What can resist the force of a meek, humble, faithful soul? If we would vanquish all our adversaries, we have but to use the weapons God has placed in our hands. He has given them for our defence, and there is nothing to be feared in using them. We must not be cowardly but generous, as becomes souls chosen to do God’s work. God’s workings are sublime and marvellous; and never can human action, warring upon God, resist one who is united to the divine will by the practice of meekness and humility.

What was Lucifer? A beautiful spirit, more enlightened than all the others; but a beautiful spirit rebellious against God and His will.

The mystery of evil is but the continuation of this rebellion in every variety of form. Lucifer, as far as lies in his power, would subvert all that God has done and ordained. Wherever he penetrates, God’s work is marred. The greater one’s learning, science, understanding, the greater his danger if he possess not that foundation of piety which consists in submission to the will of God. It is a disciplined, submissive heart which unites us to the divine action; without it all our goodness is but natural virtue, and ordinarily in opposition to the order of God. This all-powerful Workman only recognizes the humble as His instruments, and condemns the rebellious proud to serve in spite of themselves as the slaves of divine justice.

When I see a soul whose first object is God and submission to His will, however much she may be lacking in other things, I say, Here is a soul with great talents for serving God. The Blessed Virgin and St. Joseph appear to have been after this model. Other gifts without this alarm me; I fear to see the action of Lucifer repeated. I am on my guard, and intrench myself in my simplicity to resist the dazzling splendor of those gifts, of themselves so perishable and fragile.

_CHAPTER XI._

The Soul abandoned to God learns to recognize His Will even in the Proud who resist Him. All Creatures, whether Good or Evil, reveal Him to her.

The will of God is the whole life of the simple soul. She respects this will even in the evil actions by which the proud seek to abase her. The proud despise a soul in whose eyes they are nothing; for she sees only God in them and all their actions. Frequently they mistake her humble demeanor for awe of themselves, when it is only a mark of her loving fear of God and His will which is present to her in the proud.

No, poor foolish creatures, the simple soul fears ye not. Rather, she compassionates you. It is to God she speaks when she seems to address you; it is with Him she treats; she regards you only as His slaves, or rather as shadows which veil Him. Therefore, the more overbearing you are, the more humble she becomes; and when you think to entrap her you find yourselves the dupes. Your diplomacy, your violence, are to her, but favors of Providence. Yes, the proud are still an enigma which the simple soul enlightened by faith clearly reads.

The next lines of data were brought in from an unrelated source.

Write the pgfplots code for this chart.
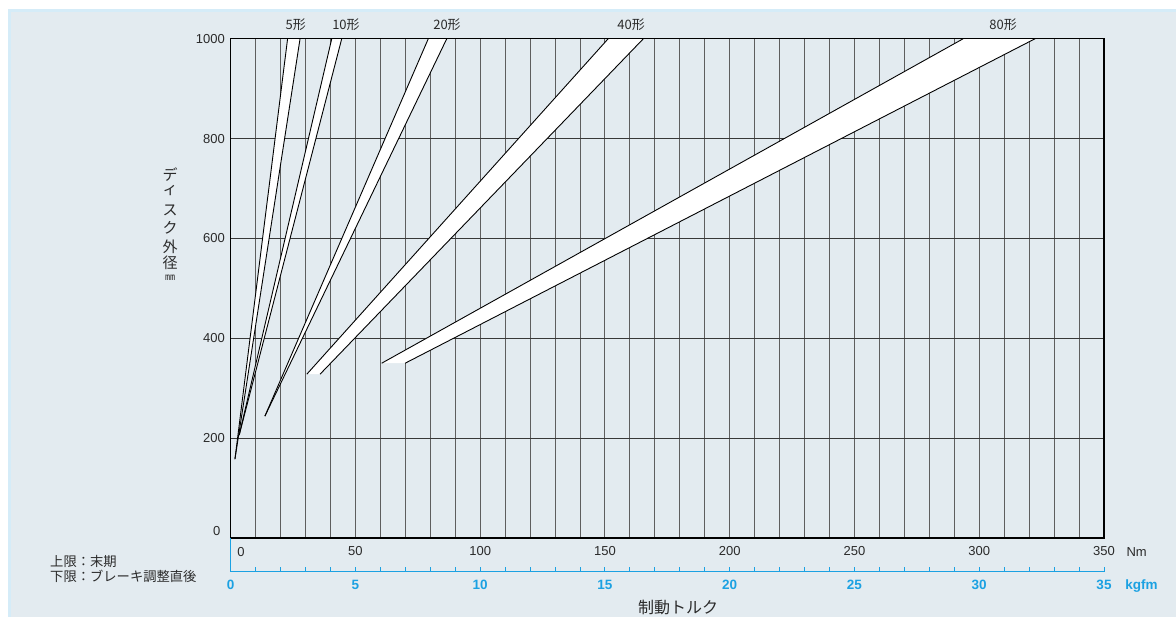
\documentclass[border=0pt]{standalone}
\usepackage{pgfplots}
\pgfplotsset{compat=1.18}
\usepackage{fontspec}
\setmainfont{Liberation Sans}
\newfontfamily\cjk{Noto Sans CJK JP}
\definecolor{bg}{HTML}{E3EBF0}
\definecolor{bgedge}{HTML}{D5ECF8}
\definecolor{kblue}{HTML}{1BA1E2}
\definecolor{gridv}{HTML}{5E5E5E}
\definecolor{gridh}{HTML}{383838}
\definecolor{txt}{HTML}{2A2A2A}
\begin{document}
\begin{tikzpicture}[x=1pt,y=1pt]
\useasboundingbox (0,0) rectangle (1176,617);
\fill[white] (0,0) rectangle (1176,617);
\fill[bgedge] (8,0) rectangle (1176,608);
\fill[bg] (11,0) rectangle (1176,605);

\begin{axis}[
  at={(230.7pt,79pt)}, anchor=south west, scale only axis,
  width=873.3pt, height=499.3pt,
  xmin=0, xmax=350, ymin=0, ymax=1000,
  xtick={0,50,...,350}, xticklabels={,50,100,150,200,250,300,350},
  minor xtick={10,20,...,340},
  ytick={0,200,...,1000}, yticklabels={,200,400,600,800,1000},
  major tick length=0pt, minor tick length=0pt,
  xmajorgrids, xminorgrids, ymajorgrids,
  major grid style={gridv, line width=1pt},
  minor grid style={gridv, line width=1pt},
  y grid style={gridh, line width=1.1pt},
  axis line style={black, line width=1.2pt},
  tick label style={font=\fontsize{13}{15}\selectfont, text=txt},
  xticklabel style={yshift=-5pt},
  yticklabel style={xshift=-2.4pt},
  clip=false,
]
% bands (white fill)
\addplot[fill=white, draw=none] coordinates {(1.7,158) (22.8,1000) (27.8,1000) (1.7,158)};
\addplot[fill=white, draw=none] coordinates {(3.4,206) (40.5,1000) (44.5,1000) (3.4,206)};
\addplot[fill=white, draw=none] coordinates {(13.7,244) (79.2,1000) (86.6,1000) (13.7,244)};
\addplot[fill=white, draw=none] coordinates {(30.5,328) (151.3,1000) (165.4,1000) (35.8,328) (30.5,328)};
\addplot[fill=white, draw=none] coordinates {(60.5,350) (293.6,1000) (322.4,1000) (69.9,350) (60.5,350)};
% band lines
\addplot[black, line width=0.9pt] coordinates {(1.7,158) (22.8,1000)};
\addplot[black, line width=0.9pt] coordinates {(1.7,158) (27.8,1000)};
\addplot[black, line width=0.9pt] coordinates {(3.4,206) (40.5,1000)};
\addplot[black, line width=0.9pt] coordinates {(3.4,206) (44.5,1000)};
\addplot[black, line width=0.9pt] coordinates {(13.7,244) (79.2,1000)};
\addplot[black, line width=0.9pt] coordinates {(13.7,244) (86.6,1000)};
\addplot[black, line width=0.9pt] coordinates {(30.5,328) (151.3,1000)};
\addplot[black, line width=0.9pt] coordinates {(35.8,328) (165.4,1000)};
\addplot[black, line width=0.9pt] coordinates {(60.5,350) (293.6,1000)};
\addplot[black, line width=0.9pt] coordinates {(69.9,350) (322.4,1000)};
\draw[black, line width=1.2pt] (rel axis cs:0,1) -- (rel axis cs:1,1);
% band labels
\node[font=\cjk\fontsize{13}{15}\selectfont, text=txt] at (axis cs:26.1,1000) [yshift=13.7pt] {5形};
\node[font=\cjk\fontsize{13}{15}\selectfont, text=txt] at (axis cs:46.2,1000) [yshift=13.7pt] {10形};
\node[font=\cjk\fontsize{13}{15}\selectfont, text=txt] at (axis cs:86.7,1000) [yshift=13.7pt] {20形};
\node[font=\cjk\fontsize{13}{15}\selectfont, text=txt] at (axis cs:160.5,1000) [yshift=13.7pt] {40形};
\node[font=\cjk\fontsize{13}{15}\selectfont, text=txt] at (axis cs:309.6,1000) [yshift=13.7pt] {80形};
% shifted zero labels and unit
\node[font=\fontsize{13}{15}\selectfont, text=txt] at (axis cs:4.1,-28) {0};
\node[font=\fontsize{13}{15}\selectfont, text=txt, anchor=east] at (axis cs:-2.7,14) {0};
\node[font=\fontsize{13}{15}\selectfont, text=txt] at (axis cs:363.1,-28) {Nm};
\end{axis}

\begin{axis}[
  at={(230.7pt,45.3pt)}, anchor=south west, scale only axis,
  width=873.3pt, height=33.7pt,
  xmin=0, xmax=35, ymin=0, ymax=1,
  axis x line*=bottom, axis y line*=left,
  ytick=\empty,
  xtick={0,5,...,35}, xticklabels={0,5,10,15,20,25,30,35},
  minor xtick={1,2,...,34},
  tick align=inside, major tick length=5pt, minor tick length=5pt,
  axis line style={kblue, line width=1.2pt, -},
  tick style={kblue, line width=1pt},
  xticklabel style={font=\bfseries\fontsize{13.5}{15}\selectfont, text=kblue, yshift=-5pt},
  clip=false,
]
\node[font=\bfseries\fontsize{13.5}{15}\selectfont, text=kblue] at (axis cs:36.5,-0.42) {kgfm};
\end{axis}

% axis title and y label
\node[font=\cjk\fontsize{16}{18}\selectfont, text=txt] at (678,10) {制動トルク};
\begin{scope}[every node/.style={font=\cjk\fontsize{15}{16}\selectfont, text=txt}]
\node at (170,442) {デ};
\node at (170,427) {ィ};
\node at (170,407) {ス};
\node at (170,389) {ク};
\node at (170,370.3) {外};
\node at (170,354) {径};
\end{scope}
\node[font=\cjk\fontsize{10}{12}\selectfont, text=txt] at (170,339) {㎜};
% note
\node[font=\cjk\fontsize{13.3}{15}\selectfont, text=txt, anchor=west, inner sep=0pt] at (50,55.3) {上限：末期};
\node[font=\cjk\fontsize{13.3}{15}\selectfont, text=txt, anchor=west, inner sep=0pt] at (50,40.3) {下限：ブレーキ調整直後};
\end{tikzpicture}
\end{document}
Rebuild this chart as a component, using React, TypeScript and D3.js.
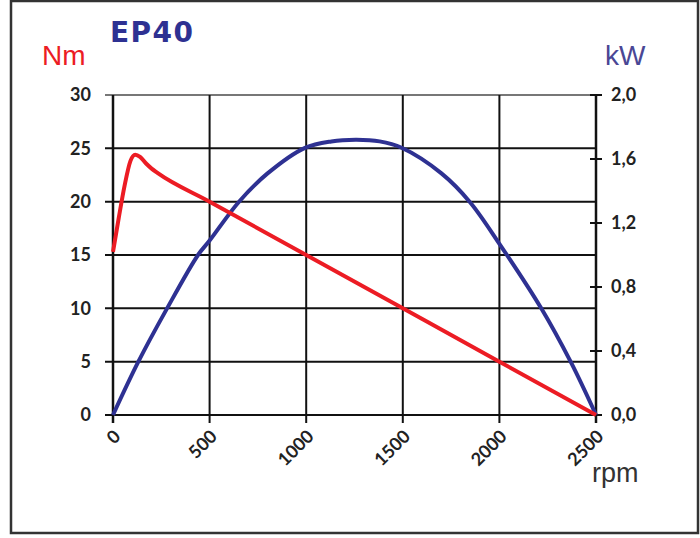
import React from "react";
import * as d3 from "d3";

// rpm ticks and axis labels
const rpmTicks = [0, 500, 1000, 1500, 2000, 2500];
const nmTicks = [0, 5, 10, 15, 20, 25, 30];
const kwTicks = [0, 0.4, 0.8, 1.2, 1.6, 2.0];

// torque curve (rpm, Nm)
const torqueRpm = [0, 30, 60, 90, 115, 140, 170, 200, 230, 500, 1000, 1500, 2000, 2500];
const torqueNm = [15.3, 18.5, 21.5, 23.8, 24.4, 24.2, 23.6, 23.1, 22.7, 20, 15, 10, 5, 0];

// power curve (rpm, kW)
const powerRpm = [0, 130, 277, 440, 500, 650, 800, 994, 1130, 1260, 1380, 1494, 1700, 1848, 2000, 2215, 2370, 2500];
const powerKw = [0, 0.33, 0.66, 1.0, 1.09, 1.33, 1.51, 1.67, 1.71, 1.72, 1.71, 1.67, 1.51, 1.33, 1.07, 0.67, 0.33, 0];

const W = 700;
const H = 538;
const left = 113;
const right = 596;
const top = 95;
const bottom = 415;

const RED = "#ec1c24";
const NAVY = "#2e3192";
const FONT = "Lato, 'DejaVu Sans', sans-serif";

export default function App() {
  const x = d3.scaleLinear().domain([0, 2500]).range([left, right]);
  const yNm = d3.scaleLinear().domain([0, 30]).range([bottom, top]);
  const yKw = d3.scaleLinear().domain([0, 2]).range([bottom, top]);

  const torqueLine = d3
    .line<number>()
    .x((_, i) => x(torqueRpm[i]))
    .y((d) => yNm(d))
    .curve(d3.curveMonotoneX);

  const powerLine = d3
    .line<number>()
    .x((_, i) => x(powerRpm[i]))
    .y((d) => yKw(d))
    .curve(d3.curveCatmullRom.alpha(0.5));

  return (
    <div style={{ position: "absolute", left: 0, top: 0 }}>
      <svg width={W} height={H} style={{ display: "block", background: "#fff" }}>
        <rect x={11} y={1} width={687} height={532} fill="none" stroke="#333" strokeWidth={2.5} />

        {/* horizontal grid (Nm) */}
        {nmTicks.map((t) => (
          <line
            key={"h" + t}
            x1={left - 8}
            x2={right}
            y1={yNm(t)}
            y2={yNm(t)}
            stroke={t === 30 ? "#777" : "#111"}
            strokeWidth={2}
          />
        ))}
        {/* vertical grid (rpm) */}
        {rpmTicks.map((t) => (
          <line
            key={"v" + t}
            x1={x(t)}
            x2={x(t)}
            y1={top}
            y2={bottom + 8}
            stroke="#111"
            strokeWidth={t === 0 || t === 2500 ? 2.5 : 2}
          />
        ))}
        {/* right axis ticks */}
        {kwTicks.map((t) => (
          <line key={"k" + t} x1={right - 6} x2={right + 6} y1={yKw(t)} y2={yKw(t)} stroke="#111" strokeWidth={2} />
        ))}

        {/* left labels */}
        {nmTicks.map((t) => (
          <text
            key={"ln" + t}
            x={91}
            y={yNm(t)}
            dy="0.36em"
            textAnchor="end"
            fontFamily={FONT}
            fontWeight={700}
            fontSize={18}
            fill="#222"
          >
            {t}
          </text>
        ))}
        {/* right labels */}
        {kwTicks.map((t) => (
          <text
            key={"rk" + t}
            x={611}
            y={yKw(t)}
            dy="0.36em"
            fontFamily={FONT}
            fontWeight={700}
            fontSize={18}
            fill="#222"
          >
            {t.toFixed(1).replace(".", ",")}
          </text>
        ))}
        {/* bottom labels, rotated */}
        {rpmTicks.map((t) => (
          <text
            key={"b" + t}
            transform={`translate(${x(t) + 4},${bottom + 18}) rotate(-45)`}
            dy="0.36em"
            textAnchor="end"
            fontFamily={FONT}
            fontWeight={700}
            fontSize={18}
            fill="#222"
          >
            {t}
          </text>
        ))}

        {/* curves */}
        <path d={powerLine(powerKw) ?? ""} fill="none" stroke={NAVY} strokeWidth={4} strokeLinejoin="round" />
        <path d={torqueLine(torqueNm) ?? ""} fill="none" stroke={RED} strokeWidth={4} strokeLinejoin="round" />

        {/* titles */}
        <text x={110} y={42} fontFamily="'DejaVu Sans', sans-serif" fontWeight={700} fontSize={28} fill={NAVY} textLength={83}>
          EP40
        </text>
        <text x={42} y={65} fontFamily="'Liberation Sans', Arial, sans-serif" fontSize={28} fill={RED}>
          Nm
        </text>
        <text x={605} y={65} fontFamily="'Liberation Sans', Arial, sans-serif" fontSize={28} fill="#4a4795">
          kW
        </text>
        <text x={592} y={482} fontFamily="'Liberation Sans', Arial, sans-serif" fontSize={27} fill="#333">
          rpm
        </text>
      </svg>
    </div>
  );
}
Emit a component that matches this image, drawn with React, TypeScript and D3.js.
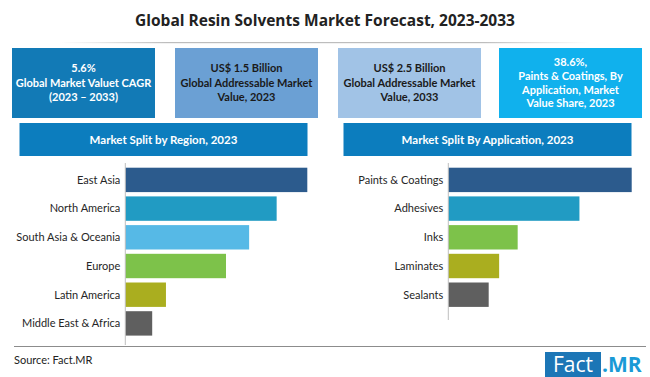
import React from "react";
import * as d3 from "d3";

const regions = ["East Asia", "North America", "South Asia & Oceania", "Europe", "Latin America", "Middle East & Africa"];
const regionValues = [29.1, 24.2, 19.8, 16.1, 6.5, 4.3];
const regionColors = ["#2C5B8D", "#219BC3", "#56B9E6", "#7DC24A", "#AAAE1F", "#5F5F5F"];

const applications = ["Paints & Coatings", "Adhesives", "Inks", "Laminates", "Sealants"];
const applicationValues = [38.6, 27.6, 14.6, 10.7, 8.5];
const applicationColors = ["#2C5B8D", "#219BC3", "#7DC24A", "#AAAE1F", "#5F5F5F"];

const title = "Global Resin Solvents Market Forecast, 2023-2033";
const kpiLines = [
  ["5.6%", "Global Market Valuet CAGR", "(2023 – 2033)"],
  ["US$ 1.5 Billion", "Global Addressable Market", "Value, 2023"],
  ["US$ 2.5 Billion", "Global Addressable Market", "Value, 2033"],
  ["38.6%,", "Paints & Coatings, By", "Application, Market", "Value Share, 2023"],
];
const kpiFill = ["#127AB6", "#6BA0D4", "#A1C3E6", "#10B1ED"];
const kpiText = ["#ffffff", "#1a1a1a", "#1a1a1a", "#ffffff"];
const panelTitles = ["Market Split by Region, 2023", "Market Split By Application, 2023"];

const FONT = "Lato, 'Open Sans', sans-serif";

function BarPanel({ cats, vals, colors, x0, x1, axisBottom }: any) {
  const n = cats.length;
  const step = 28.7;
  const pad = 0.15;
  const top = 163.4;
  const y = d3.scaleBand<string>().domain(cats).range([top, top + step * (n - pad + 2 * pad)]).padding(pad);
  const x = d3.scaleLinear().domain([0, d3.max(vals) as number]).range([x0, x1]);
  return (
    <g>
      {cats.map((c: string, i: number) => (
        <g key={c}>
          <rect x={x(0)} y={y(c)} width={x(vals[i]) - x(0)} height={y.bandwidth()} fill={colors[i]} />
          <text x={x0 - 5} y={(y(c) as number) + y.bandwidth() / 2} dy="0.35em" textAnchor="end" fontSize={11} fill="#262626" fontFamily={FONT}>{c}</text>
        </g>
      ))}
      <line x1={x0} x2={x0} y1={163} y2={axisBottom} stroke="#bfbfbf" strokeWidth={1} />
    </g>
  );
}

export default function App() {
  const boxX = [12, 175, 338, 499];
  const boxW = 143;
  return (
    <svg width={650} height={377} style={{ position: "absolute", left: 0, top: 0, background: "#fff" }}>
      <defs>
        <linearGradient id="sep" x1="0" x2="1" y1="0" y2="0">
          <stop offset="0" stopColor="#c8c8c8" stopOpacity={0} />
          <stop offset="0.2" stopColor="#bdbdbd" />
          <stop offset="0.8" stopColor="#bdbdbd" />
          <stop offset="1" stopColor="#c8c8c8" stopOpacity={0} />
        </linearGradient>
      </defs>
      <rect width={650} height={377} fill="#fff" />
      <text x={325} y={26} textAnchor="middle" fontSize={15.5} fontWeight="bold" fill="#222" fontFamily="'Open Sans', sans-serif">{title}</text>
      <rect x={60} y={42} width={530} height={1.2} fill="url(#sep)" />
      {kpiLines.map((lines, i) => {
        const lh = lines.length > 3 ? 13.7 : 14.5;
        const cy = 83;
        const start = cy - ((lines.length - 1) * lh) / 2;
        return (
          <g key={i}>
            <rect x={boxX[i]} y={48} width={boxW} height={70} fill={kpiFill[i]} />
            {lines.map((l, j) => (
              <text key={j} x={boxX[i] + boxW / 2} y={start + j * lh} dy="0.35em" textAnchor="middle" fontSize={11} fontWeight="bold" fill={kpiText[i]} fontFamily={FONT}>{l}</text>
            ))}
          </g>
        );
      })}
      <rect x={19.5} y={123} width={288} height={33} fill="#0C7DBE" />
      <text x={163.5} y={139.5} dy="0.35em" textAnchor="middle" fontSize={11.5} fontWeight="bold" fill="#fff" fontFamily={FONT}>{panelTitles[0]}</text>
      <rect x={343.5} y={123} width={288} height={33} fill="#0C7DBE" />
      <text x={487.5} y={139.5} dy="0.35em" textAnchor="middle" fontSize={11.5} fontWeight="bold" fill="#fff" fontFamily={FONT}>{panelTitles[1]}</text>
      <BarPanel cats={regions} vals={regionValues} colors={regionColors} x0={125.3} x1={307.3} axisBottom={345} />
      <BarPanel cats={applications} vals={applicationValues} colors={applicationColors} x0={448.3} x1={631.7} axisBottom={320} />
      <line x1={14} x2={646} y1={346.5} y2={346.5} stroke="#8c8c8c" strokeWidth={1} />
      <text x={14} y={364} fontSize={11} fill="#222" fontFamily={FONT}>Source: Fact.MR</text>
      <rect x={545} y={352} width={56} height={25} fill="#1C76B6" />
      <text x={573} y={372} textAnchor="middle" fontSize={21} fill="#fff" fontFamily="'Open Sans', sans-serif">Fact</text>
      <text x={602} y={372} fontSize={21} fontWeight="bold" fill="#1A9AD6" fontFamily="'Open Sans', sans-serif">.MR</text>
    </svg>
  );
}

This recognition of the divine will in all that transpires each moment within us and about us is the true science of the spiritual life; it is a continual revelation of truth; it is a communication with God incessantly renewed; it is the enjoyment of the Bridegroom, not covertly, secretly, in the “clefts of the rock,” in the “vineyard,” but openly, publicly, without fear of creatures. It is a depth of peace, joy, love, and contentment with God, whom we see, or rather behold, through faith, living and working the perfection of each event. It is the eternal paradise, now tasted, it is true, only in things incomplete and veiled in obscurity; but the Spirit of God disposes all the events of this life by the fruitful omnipresence of His action, and on the last day He will say, _Let there be light_ (_Fiat lux_); and then shall be revealed the treasures of that abyss of peace and contentment with God which each action, each cross, conceals.